Так увидел я Генри Джеймса, с которым позже у нас была искренняя, но беспокойная дружба. И по происхождению, и по образованию мы были совершенно разными. Из всех артистичных натур, каких я знаю, он был самым утонченным, я же плыл по течению расхожих вкусов своего времени, восполняя их обильными, но беспорядочными, непримиримыми суждениями и стремлением быть поближе к правде, даже если пришлось бы с ней сцепиться. Джеймс к правде не придирался; он чтил ее, как прекрасную даму, не унижая сомнением, не покушаясь ни на единую оборку платья условностей, в которые она рядилась. Он считал, что любому случаю приличествуют вполне определенный костюм и вполне определенные манеры. В холле у него, на старинном столе (поистине великолепном) лежали разные шляпы, при каждой — перчатки и трость. Твидовое кепи и прочная трость — для прогулок на болоте; мягкая, удобная шляпа — для гольф-клуба; светло-коричневую, вместе с другой тростью, он брал, когда выходил прогуляться до гавани; если же он отправлялся под вечер в город, наставал черед серой шляпы с черной лентой и роскошной трости с золотым набалдашником. В установленный час он уединялся в особой комнатке (собственно, то был домик, стоял он в красивом саду) и начинал работать, медленно, осмотрительно, диктуя романы, призванные завоевать разборчивых читателей. В романах этих нет суровых сторон жизни; даже страсти настолько изысканны, что порой кажется, будто даже в самые интимные минуты их удовлетворяли какие-то вполне приличные жесты. Однако сами истории сотканы им с какой-то особенной, чуть насмешливой, тончайшей деликатностью, которая и делает их поистине несравненными. Если вам хочется что-нибудь прочитать и правда жизни кажется вам чересчур грубой, обычная проза — утомительной, Генри Джеймс вам понравится. Будущих читателей поутонченнее будут радовать «Пойнтонская добыча», «Послы», «Трагическая муза», «Золотая чаша» и многие рассказы.
Однажды я видел, как Генри поссорился с братом Уильямом, психологом. Он очень волновался, даже сердился. Чтобы рассудить спор о том, как можно, а как нельзя вести себя в Англии, он обратился за помощью ко мне! Уильям говорил с американским акцентом, спорил с бесстыдной рассудительностью. Я заехал к нему, чтобы пригласить Уильяма с дочерью к себе в Сандгейт.
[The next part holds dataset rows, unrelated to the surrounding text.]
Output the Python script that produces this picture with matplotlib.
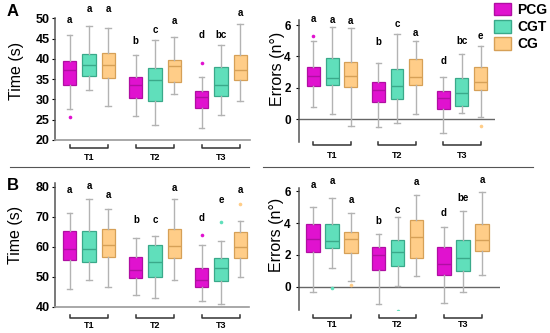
import numpy as np
import matplotlib.pyplot as plt
from matplotlib.patches import Patch
from matplotlib.lines import Line2D

plt.rcParams['font.family'] = ['Liberation Sans', 'DejaVu Sans']
plt.rcParams['font.weight'] = 'bold'

tests = ['T1', 'T2', 'T3']
groups = ['PCG', 'CGT', 'CG']
face = ['#e012cf', '#60dfbb', '#ffcd88']
edge = ['#b00ea2', '#3aa98a', '#d6a057']

# per test: whisker low, q1, median, q3, whisker high
time_a_pcg = [[27.6, 33.5, 37.3, 39.4, 45.8], [25.9, 30.3, 33.5, 35.6, 41.0], [23.0, 28.0, 30.7, 32.1, 35.5]]
time_a_cgt = [[32.3, 35.8, 38.4, 41.3, 48.1], [23.6, 29.6, 34.8, 37.8, 44.7], [26.1, 30.8, 33.5, 37.9, 43.5]]
time_a_cg = [[28.5, 35.4, 38.6, 41.5, 47.6], [31.4, 34.4, 38.2, 39.6, 45.4], [29.5, 34.8, 37.2, 41.0, 48.5]]
err_a_pcg = [[0.76, 2.12, 2.78, 3.30, 4.98], [-0.51, 1.08, 1.86, 2.39, 3.60], [-0.89, 0.64, 1.33, 1.80, 2.71]]
err_a_cgt = [[0.34, 2.18, 2.65, 3.92, 5.85], [-0.25, 1.27, 2.12, 3.20, 5.40], [0.42, 0.85, 1.65, 2.60, 4.17]]
err_a_cg = [[-0.42, 2.08, 2.78, 3.67, 5.78], [0.36, 2.16, 2.71, 3.81, 4.98], [0.17, 1.86, 2.39, 3.30, 4.66]]
time_b_pcg = [[45.9, 55.6, 59.2, 65.2, 71.3], [43.9, 49.4, 52.2, 56.7, 63.0], [42.0, 46.4, 48.9, 53.0, 60.6]]
time_b_cgt = [[48.9, 54.8, 59.2, 65.2, 75.9], [42.8, 49.8, 54.8, 60.6, 63.6], [40.9, 48.7, 53.0, 56.1, 61.9]]
time_b_cg = [[46.4, 56.7, 60.6, 65.8, 72.6], [48.9, 56.3, 60.3, 65.8, 75.8], [50.0, 56.3, 60.0, 65.0, 68.7]]
err_b_pcg = [[-0.32, 2.21, 3.01, 3.96, 4.99], [-1.09, 1.05, 2.00, 2.53, 3.33], [-1.01, 0.74, 1.41, 2.48, 3.75]]
err_b_cgt = [[1.16, 2.46, 2.91, 3.96, 5.62], [0.04, 1.33, 2.17, 2.95, 4.36], [-0.32, 1.01, 1.79, 2.95, 4.78]]
err_b_cg = [[0.38, 2.15, 3.01, 3.43, 4.63], [0.69, 1.83, 3.12, 4.21, 5.79], [0.74, 2.25, 2.95, 3.96, 5.96]]

# outliers: (group, test, value)
time_a_out = [('PCG', 'T1', 25.7), ('PCG', 'T3', 38.9)]
err_a_out = [('PCG', 'T1', 5.32), ('CG', 'T3', -0.42)]
time_b_out = [('PCG', 'T3', 63.9), ('CGT', 'T3', 68.3), ('CG', 'T3', 74.2)]
err_b_out = [('CGT', 'T1', -0.1), ('CG', 'T1', 0.1), ('CGT', 'T2', -1.55)]

# significance letters per test (PCG, CGT, CG) and their heights
time_a_let = [['a', 'a', 'a'], ['b', 'c', 'a'], ['d', 'bc', 'a']]
time_a_let_y = [[49.6, 52.4, 52.4], [44.3, 47.0, 49.4], [45.8, 45.8, 51.3]]
err_a_let = [['a', 'a', 'a'], ['b', 'c', 'a'], ['d', 'bc', 'e']]
err_a_let_y = [[6.4, 6.3, 6.25], [4.9, 6.06, 5.47], [3.7, 5.0, 5.32]]
time_b_let = [['a', 'a', 'a'], ['b', 'c', 'a'], ['d', 'e', 'a']]
time_b_let_y = [[78.9, 80.2, 77.2], [68.9, 68.9, 79.7], [69.4, 75.6, 78.9]]
err_b_let = [['a', 'a', 'a'], ['b', 'c', 'a'], ['d', 'be', 'a']]
err_b_let_y = [[6.42, 6.63, 5.47], [4.17, 4.84, 6.57], [4.63, 5.58, 6.74]]

W, H = 550, 333
fig = plt.figure(figsize=(5.5, 3.33), dpi=100)


def add_ax(left, top, right, bottom):
    return fig.add_axes([left / W, 1 - bottom / H, (right - left) / W, (bottom - top) / H])


def draw_panel(rect, series, outs, lets, lets_y, ylim, yticks, ylabel, xlim, lab_xy, br_dy, txt_dy, is_time):
    left, top, right, bottom = rect
    hpx = bottom - top
    wpx = right - left
    ax = add_ax(*rect)
    for g, vals in enumerate(series):
        stats = []
        for t, v in enumerate(vals):
            fl = [o[2] for o in outs if o[0] == groups[g] and o[1] == tests[t]]
            stats.append(dict(whislo=v[0], q1=v[1], med=v[2], q3=v[3], whishi=v[4], fliers=fl))
        pos = np.arange(1, 4) + (g - 1) * 0.29
        ax.bxp(stats, positions=pos, widths=0.2, capwidths=0.08, patch_artist=True,
               boxprops=dict(facecolor=face[g], edgecolor=edge[g], lw=0.9),
               medianprops=dict(color=edge[g], lw=1),
               whiskerprops=dict(color='#b3b3b3', lw=1),
               capprops=dict(color='#b3b3b3', lw=1),
               flierprops=dict(marker='o', markersize=2.6, markerfacecolor=face[g],
                               markeredgecolor='none'))
        for t in range(3):
            ax.text(pos[t], lets_y[t][g], lets[t][g], ha='center', va='center',
                    fontsize=7, clip_on=False)
    ax.set_xlim(*xlim)
    ax.set_ylim(*ylim)
    ax.set_yticks(yticks)
    ax.set_xticks([])
    ax.tick_params(axis='y', labelsize=9 if is_time else 8.5, length=2, width=0.8,
                   pad=2 if is_time else 4)
    for s in ['top', 'right']:
        ax.spines[s].set_visible(False)
    ax.spines['left'].set_color('#555555')
    ax.spines['left'].set_linewidth(1.1)
    if is_time:
        ax.spines['bottom'].set_color('#9a9a9a')
        ax.spines['bottom'].set_linewidth(1.2)
    else:
        ax.spines['bottom'].set_visible(False)
        ax.axhline(0, color='#666666', lw=1, zorder=0)
    ax.set_ylabel(ylabel, fontsize=11.5)
    # label anchor is the right edge of the rotated text
    ax.yaxis.set_label_coords((lab_xy[0] - left) / wpx, (bottom - lab_xy[1]) / hpx)
    trans = ax.get_xaxis_transform()
    yl = -br_dy / hpx
    tk = 3 / hpx
    for t, name in enumerate(tests):
        x0, x1 = t + 1 - 0.29, t + 1 + 0.29
        ax.plot([x0, x0, x1, x1], [yl + tk, yl, yl, yl + tk], transform=trans,
                color='#333333', lw=1.1, clip_on=False)
        ax.text(t + 1, -txt_dy / hpx, name, transform=trans, ha='center', va='center', fontsize=6.5)
    return ax


draw_panel((55, 18.3, 250, 140), [time_a_pcg, time_a_cgt, time_a_cg], time_a_out,
           time_a_let, time_a_let_y, (20, 50), [20, 25, 30, 35, 40, 45, 50], 'Time (s)',
           (0.485, 3.44), (24, 71), 8, 17, True)
draw_panel((299, 20, 495, 141.7), [err_a_pcg, err_a_cgt, err_a_cg], err_a_out,
           err_a_let, err_a_let_y, (-1.42, 6.32), [0, 2, 4, 6], 'Errors (n°)',
           (0.49, 3.51), (285, 69), 3.5, 13.5, False)
draw_panel((55, 183.3, 249, 306.7), [time_b_pcg, time_b_cgt, time_b_cg], time_b_out,
           time_b_let, time_b_let_y, (40, 81.1), [40, 50, 60, 70, 80], 'Time (s)',
           (0.485, 3.424), (23, 235), 11.3, 18.5, True)
draw_panel((299, 188.3, 500, 310), [err_b_pcg, err_b_cgt, err_b_cg], err_b_out,
           err_b_let, err_b_let_y, (-1.47, 6.2), [0, 2, 4, 6], 'Errors (n°)',
           (0.496, 3.565), (284, 235), 7.7, 14.5, False)

fig.text(7 / W, 1 - 12 / H, 'A', fontsize=12, va='center', ha='left')
fig.text(7 / W, 1 - 185.5 / H, 'B', fontsize=12, va='center', ha='left')
fig.add_artist(Line2D([10 / W, 249 / W], [1 - 167 / H] * 2, color='#555555', lw=0.8))
fig.add_artist(Line2D([263 / W, 533 / W], [1 - 167 / H] * 2, color='#555555', lw=0.8))

handles = [Patch(facecolor=face[i], edgecolor=edge[i], label=groups[i]) for i in range(3)]
fig.legend(handles=handles, loc='upper left', bbox_to_anchor=(494 / W, 1 - 3 / H),
           frameon=False, prop=dict(weight='bold', size=10), handlelength=1.25,
           handleheight=1.0, handletextpad=0.4, labelspacing=0.22, borderaxespad=0,
           borderpad=0)

fig.savefig('out.png', dpi=100)
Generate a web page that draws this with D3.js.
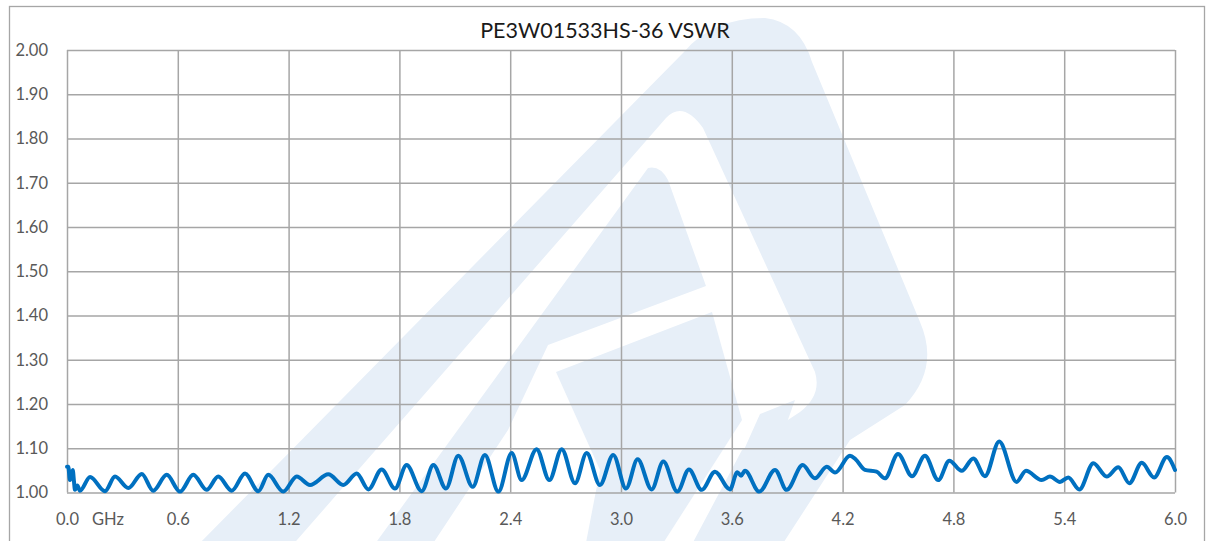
<!DOCTYPE html>
<html>
<head>
<meta charset="utf-8">
<script src="https://cdn.jsdelivr.net/npm/d3@7"></script>
<style>
  body { margin: 0; background: #fff; }
  svg { display: block; font-family: Lato, "Open Sans", sans-serif; }
</style>
</head>
<body>
<svg id="chart" width="1211" height="541"></svg>
<script>
// VSWR trace (peaks/troughs of the ripple)
const freqGHz = [
  0.000, 0.007, 0.016, 0.031, 0.038, 0.043, 0.056, 0.070,
  0.125, 0.206, 0.260, 0.332, 0.405, 0.467, 0.540, 0.612, 0.684, 0.756,
  0.819, 0.892, 0.964, 1.036, 1.090, 1.171, 1.244, 1.316, 1.415, 1.496,
  1.569, 1.632, 1.704, 1.776, 1.839, 1.921, 1.984, 2.052, 2.119, 2.197,
  2.263, 2.336, 2.408, 2.462, 2.543, 2.612, 2.679, 2.751, 2.814, 2.886,
  2.958, 3.027, 3.090, 3.166, 3.229, 3.305, 3.368, 3.437, 3.509, 3.590,
  3.630, 3.650, 3.671, 3.749, 3.834, 3.897, 3.984, 4.050, 4.114, 4.159,
  4.240, 4.270, 4.321, 4.384, 4.429, 4.500, 4.576, 4.646, 4.718, 4.778,
  4.845, 4.908, 4.971, 5.048, 5.142, 5.193, 5.278, 5.323, 5.377, 5.422,
  5.482, 5.558, 5.630, 5.693, 5.753, 5.820, 5.887, 5.956, 6.000
];
const vswr = [
  1.058, 1.058, 1.028, 1.051, 1.024, 1.006, 1.016, 1.004,
  1.035, 1.003, 1.036, 1.010, 1.042, 1.004, 1.040, 1.002, 1.040, 1.006,
  1.036, 1.004, 1.043, 1.003, 1.040, 1.002, 1.036, 1.017, 1.041, 1.017,
  1.043, 1.007, 1.052, 1.009, 1.062, 1.003, 1.062, 1.009, 1.083, 1.013,
  1.085, 1.002, 1.089, 1.028, 1.098, 1.028, 1.098, 1.021, 1.089, 1.017,
  1.085, 1.009, 1.075, 1.007, 1.070, 1.002, 1.052, 1.006, 1.047, 1.007,
  1.046, 1.038, 1.049, 1.002, 1.051, 1.006, 1.062, 1.032, 1.058, 1.045,
  1.083, 1.075, 1.051, 1.047, 1.032, 1.087, 1.037, 1.083, 1.028, 1.072,
  1.049, 1.077, 1.037, 1.115, 1.024, 1.049, 1.028, 1.036, 1.024, 1.034,
  1.007, 1.066, 1.036, 1.057, 1.021, 1.067, 1.034, 1.080, 1.051
];
const xTicks = [0, 0.6, 1.2, 1.8, 2.4, 3.0, 3.6, 4.2, 4.8, 5.4, 6.0];
const yTicks = [1.0, 1.1, 1.2, 1.3, 1.4, 1.5, 1.6, 1.7, 1.8, 1.9, 2.0];
const title = 'PE3W01533HS-36 VSWR';
const unitLabel = 'GHz';

const svg = d3.select('#chart');
const plot = { left: 67, right: 1175, top: 50, bottom: 492.5 };

const x = d3.scaleLinear().domain([0, 6]).range([plot.left, plot.right]);
const y = d3.scaleLinear().domain([1, 2]).range([plot.bottom, plot.top]);

// chart frame
svg.append('rect')
  .attr('x', 9.5).attr('y', 6.5)
  .attr('width', 1195).attr('height', 560)
  .attr('fill', '#fff')
  .attr('stroke', '#a6a6a6').attr('stroke-width', 1.3);

// faint logo watermark behind the plot
const mark = svg.append('g').attr('fill', '#e7eff8');
mark.append('path')
  .attr('fill-rule', 'evenodd')
  .attr('d',
    'M195,548 L684,52 Q712,18 765,18 Q800,22 812,62 L920,322 Q940,368 905,405 L850,440 L780,548 Z ' +
    'M290,548 L666,118 Q683,100 703,128 L815,372 Q822,395 800,412 L742,450 L690,548 Z');
mark.append('path')
  .attr('d', 'M648,168 Q660,165 668,180 L706,286 L548,345 L508,430 L430,548 L372,548 Z');
mark.append('path')
  .attr('d', 'M556,372 L712,312 L742,420 L660,548 L585,548 L600,470 Z');
mark.append('path')
  .attr('d', 'M760,414 L795,400 L770,470 L735,548 L700,548 Z');

// grid + y labels
const yAxis = d3.axisLeft(y).tickValues(yTicks)
  .tickSize(-(plot.right - plot.left)).tickPadding(19)
  .tickFormat(d3.format('.2f'));
const gy = svg.append('g')
  .attr('transform', `translate(${plot.left},0)`)
  .call(yAxis);
gy.select('.domain').remove();

const xAxis = d3.axisBottom(x).tickValues(xTicks)
  .tickSize(-(plot.bottom - plot.top)).tickPadding(21)
  .tickFormat(d3.format('.1f'));
const gx = svg.append('g')
  .attr('transform', `translate(0,${plot.bottom})`)
  .call(xAxis);
gx.select('.domain').remove();

svg.selectAll('.tick line').attr('stroke', '#a6a6a6').attr('stroke-width', 1.5);
svg.selectAll('.tick text')
  .attr('fill', '#595959')
  .style('font-family', 'Lato, sans-serif')
  .style('font-size', '16.5px');

svg.append('text')
  .attr('x', 92).attr('y', 524.5)
  .attr('fill', '#595959')
  .style('font-size', '16.5px')
  .text(unitLabel);

svg.append('text')
  .attr('x', 605).attr('y', 38)
  .attr('text-anchor', 'middle')
  .attr('fill', '#1a1a1a')
  .style('font-size', '21.5px')
  .text(title);

const pts = freqGHz.map((f, i) => [f, vswr[i]]);
const line = d3.line()
  .x(d => x(d[0]))
  .y(d => y(d[1]))
  .curve(d3.curveMonotoneX);

svg.append('path')
  .datum(pts)
  .attr('fill', 'none')
  .attr('stroke', '#0070c0')
  .attr('stroke-width', 4)
  .attr('stroke-linejoin', 'round')
  .attr('stroke-linecap', 'round')
  .attr('d', line);
</script>
</body>
</html>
В отличие от Генри, Уильям не испытывал благоговения к поверхностному глянцу; узнав, что в маленькой гостинице, чей сад начинался за высокой кирпичной стеной, отделявшей его от усадебного парка, остановился Честертон, он совершенно лишился покоя. Он состоял в переписке с нашим внушительных размеров современником и отчаянно хотел его увидеть. Дерзновенно приставив к ярко-рыжей стене садовую лестницу, он вскарабкался наверх и заглянул к соседям.
Тут его и настиг Генри.
«Так нельзя, нельзя ни в коем случае! Здесь это не принято!» Генри велел садовнику убрать лестницу, а Уильям повел себя как скверный мальчишка.
К великому облегчению Генри, я увлек за собой Уильяма и по дороге, почти сразу за городом, мы повстречались с Честертонами, которые возвращались с прогулки в Ромни-Марш. От жары Честертон разомлел и еще увеличился — он просто нависал над своей одноконной пролеткой. Медленно, но твердо двигаясь, спустился он вниз, мокрый, распаренный, но радушный, мы поболтали, и Уильям был полностью удовлетворен.
Но воспоминания меня отвлекли. Вернусь к молодому, зеленому критику, который стоит среди смущенных обитателей партера, а вокруг бушует буря. Наверное, этот рев, эта злоба и это улюлюканье способствовали моей нелюбви к любым произведениям, предназначенным для театра.
В тот достопамятный вечер я сумел познакомиться с еще одним замечательным современником — Бернардом Шоу. Я видел его в Хаммерсмите, но никогда с ним не заговаривал. Пожар и мятеж развязывают языки. Я приветствовал его как коллегу по «Сатердей ревью», и мы вместе пошли домой, на север. Он говорил прелюбопытные вещи о буре, оставшейся позади, и о месте этой салонной пьесы в иерархии вечных ценностей. Особенно настаивал он на том, что ни публика, ни, по-видимому, актеры не заметили, как изящен язык Генри Джеймса.